江戸時代後期の着物の柄をメタバースで楽しむ 大丸松坂屋が新春を彩る3D着物を発売

大丸松坂屋百貨店は、オリジナル3Dアバター用の新作衣装として3D着物を発売した。J.フロント リテイリング史料館が所蔵する、江戸時代以前の染織工芸品群「松坂屋コレクション」の衣裳を基に、メタバース空間のファッション文化に合わせてアレンジ。1611年に呉服屋として創業した松坂屋の歴史を汲んだユニークなアイテムが誕生した。

12月26日に発売した第1弾は、伝統的なデザインを現代風に再構築しており、女性用の振袖と帯、男性用の着物と帯をそれぞれ2種類ずつそろえた。振袖は江戸時代後期の振袖の貝合(かいあわ)せ模様と梅に冊子散らし模様を参照。帯も江戸時代の着物の柄をアレンジした。男性用は江戸時代中〜後期の小袖の雪持ち南天に鶏模様と江戸時代後期の夜着の松竹梅に鶴亀柄をアレンジして、粋なスタイルを作った。それぞれ大丸松坂屋のオリジナル3Dアバターに対応し、草履と足袋もセットで3500円。創作物の総合マーケットプレイス「ブース(BOOTH)」で販売中だ。

また、第2弾として、「ロリータ」と「忍者」をコンセプトに、現代風にリメイクしたスタイルを25年1月1日に発売する。

この3D着物を企画する際、大丸松坂屋のメタバースチームは松坂屋名古屋店にある史料館の倉庫に出張。学芸員から各着物の歴史や色柄に込められた意味を学び、発売時期も鑑みて、新春を祝うべく、縁起物が含まれる吉祥をテーマに選定したという。

着物は奥が深く、専門の知識を要する。衣装制作にあたっては、京都室町で呉服商として創業し、京都の伝統文化をアップデートするコーディネーターとして活躍する宮川徳三郎商店の四代目店主、宮川徳三郎に監修を依頼。日本が誇る文化としての着物への敬意を表しながらも、第2弾のアグレッシブなデザインについても同氏のアイデアを多く反映したという。宮川は「伝統と革新が融合するメタバースで、着物業界に新たなマーケットが生まれることを期待している」と語る。

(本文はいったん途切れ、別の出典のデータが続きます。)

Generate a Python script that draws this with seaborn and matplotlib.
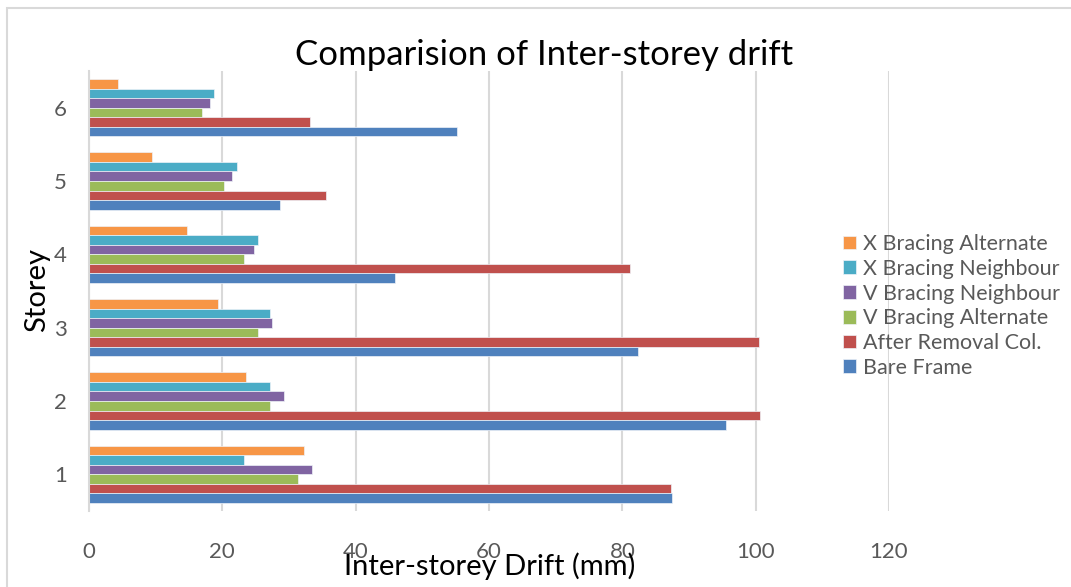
import matplotlib
matplotlib.use("Agg")
import matplotlib.pyplot as plt
import seaborn as sns
import pandas as pd
from matplotlib.patches import Rectangle

storeys = ["1", "2", "3", "4", "5", "6"]
series_names = ["Bare Frame", "After Removal Col.", "V Bracing Alternate",
                "V Bracing Neighbour", "X Bracing Neighbour", "X Bracing Alternate"]
bare_frame = [87.5, 95.5, 82.3, 45.9, 28.6, 55.2]
after_removal = [87.3, 100.7, 100.5, 81.2, 35.5, 33.2]
v_alternate = [31.3, 27.2, 25.3, 23.2, 20.3, 17.0]
v_neighbour = [33.5, 29.2, 27.4, 24.8, 21.5, 18.2]
x_neighbour = [23.2, 27.2, 27.2, 25.3, 22.2, 18.8]
x_alternate = [32.3, 23.6, 19.3, 14.7, 9.4, 4.3]
x_ticks = [0, 20, 40, 60, 80, 100, 120]

colors = {"Bare Frame": "#4F81BD", "After Removal Col.": "#C0504D",
          "V Bracing Alternate": "#9BBB59", "V Bracing Neighbour": "#8064A2",
          "X Bracing Neighbour": "#4BACC6", "X Bracing Alternate": "#F79646"}

values = [bare_frame, after_removal, v_alternate, v_neighbour, x_neighbour, x_alternate]
rows = []
for name, vals in zip(series_names, values):
    for s, v in zip(storeys, vals):
        rows.append({"Storey": s, "Series": name, "Drift": v})
df = pd.DataFrame(rows)

sns.set_theme(style="white")
plt.rcParams["font.family"] = ["Lato", "DejaVu Sans"]

fig = plt.figure(figsize=(10.71, 5.87), dpi=100)
ax = fig.add_axes([89 / 1071, 1 - 511 / 587, 800 / 1071, 440 / 587])

hue_order = series_names[::-1]
sns.barplot(data=df, y="Storey", x="Drift", hue="Series", orient="h",
            order=storeys[::-1], hue_order=hue_order, palette=colors, saturation=1,
            width=0.78, edgecolor="#EEF2F8", linewidth=0.5, ax=ax, legend=True)

ax.set_xlim(0, 120)
ax.set_xticks(x_ticks)
ax.set_xticklabels([str(t) for t in x_ticks], fontsize=16, color="#595959")
ax.set_yticklabels(storeys[::-1], fontsize=16, color="#595959")
ax.tick_params(axis="x", length=0, pad=22)
ax.tick_params(axis="y", length=0, pad=16)
ax.grid(axis="x", color="#D9D9D9", linewidth=1.5)
ax.set_axisbelow(True)
for side in ["top", "right", "bottom"]:
    ax.spines[side].set_visible(False)
ax.spines["left"].set_color("#D9D9D9")
ax.spines["left"].set_linewidth(1.5)

ax.set_xlabel("Inter-storey Drift (mm)", fontsize=21, color="black")
ax.set_ylabel("Storey", fontsize=21, color="black")
ax.xaxis.set_label_coords((490 - 89) / 800, -(552 - 511) / 440)
ax.yaxis.set_label_coords(-(89 - 50) / 800, (511 - 290) / 440)

fig.text(544 / 1071, 1 - 55 / 587, "Comparision of Inter-storey drift",
         fontsize=25, color="black", ha="center", va="center")

handles, labels = ax.get_legend_handles_labels()
leg = ax.legend(handles, labels, loc="center left", bbox_to_anchor=(834 / 1071, 1 - 306 / 587),
                bbox_transform=fig.transFigure, frameon=False, fontsize=15.5,
                handlelength=0.6, handleheight=0.6, handletextpad=0.35, labelspacing=0.22,
                borderaxespad=0)
for t in leg.get_texts():
    t.set_color("#595959")

fig.patches.append(Rectangle((7 / 1071, -0.1), 1.2, 1 - 8 / 587 + 0.1,
                             transform=fig.transFigure, fill=False,
                             edgecolor="#D9D9D9", linewidth=1.5, zorder=-1))

fig.savefig("out.png", dpi=100)
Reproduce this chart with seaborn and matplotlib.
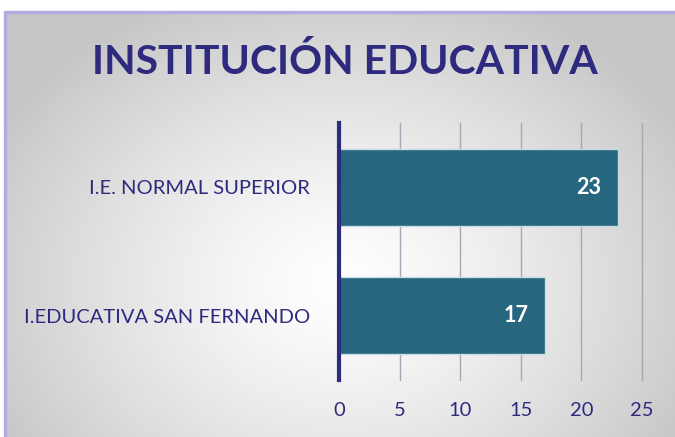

3D化にあたっては、制作を担当したV社が生地の柄やテクスチャーの再現にとことんこだわったという。

着物は形が決まっており、柄の載せ替えで、新作を提案できる。3Dでもサステナブルだ。また、メタバースはさまざまな国からのアクセスがあり、日本文化および大丸松坂屋のアピールにもなる。企業の歴史的資産、文化財クラスの衣裳の新たな活用法としても有効だ。シリーズ継続に期待したい。